La rue n'a rien à voir avec les invasions ou les coups d'états ; l'espace public ne peut que subir l'oppression, non la créer.
L'identification de l'état et du domaine public n'est pas réelle ; elle n'est fondée que par la volonté du premier de se cacher derrière le second et son évidence.
La rue n'est pourtant pas forcément peuplée ; sa pratique se modifie selon les civilisations. La conception moderne ne retient dans les multiples fonctions de la rue que la circulation, et fige l'isolement qui en résulte. L'occupation de la rue par les pratiques personnelles n'est irrégulière que dans l'apparence de l'unité ; ce mouvement se régularise dès que l'on l'observe avec une certaine distance.
L'état prétend transcender la société, alors qu'il n'est composé que de formes multiples qui s'auto-renforcent les unes les autres. L'état républicain moderne, et on le voit bien dans les grandes manifestations, a une origine toute militaire, et c'est ce qui lui donne sa relative mobilité.

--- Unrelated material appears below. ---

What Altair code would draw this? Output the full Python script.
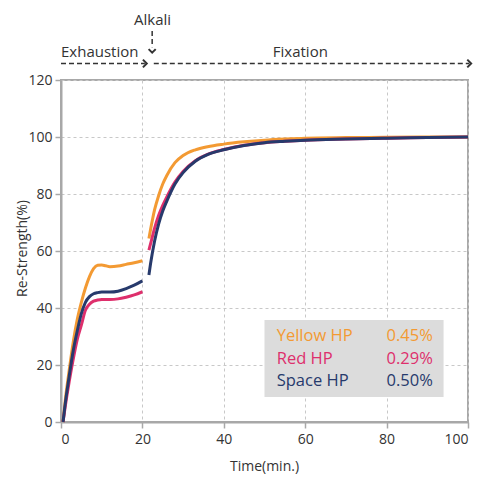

"L'urbanisme unitaire est plutôt la conception d'un mode de vie que d'un mode de construction, d'un mode de vie qui comprend tout, c'est à dire l'ambiance de la vie et les construction qui contiennent la vie, constructions habitables, traversables..." Constant Nieuwenhuys

Le jeu, l'art par exemple, est créateur ; et dans le monde de l'esprit (ou de l'harmonie) quelque chose peut surgir de rien. Le détournement est ainsi apport de sens, car ce n'est que de l'ensemble que l'individu tire son sens. Et l'homme doit adapter ce à quoi il s'adapte. Ce n'est que parce qu'il a été récupéré au service du pouvoir que le mouvement vers l'autonomie a produit l'indépendance. Mais celle-ci n'est essentiellement que le moyen de changer le monde, la possibilité pour chacun de participer au mouvement général, que l'esprit a toujours tant de mal a admettre, et dont toute l'histoire des croyances, religions, conventions et convenances nous montre les leurres avec lesquels il s'est condamné à mal agir, à agir maladroitement et malheureusement.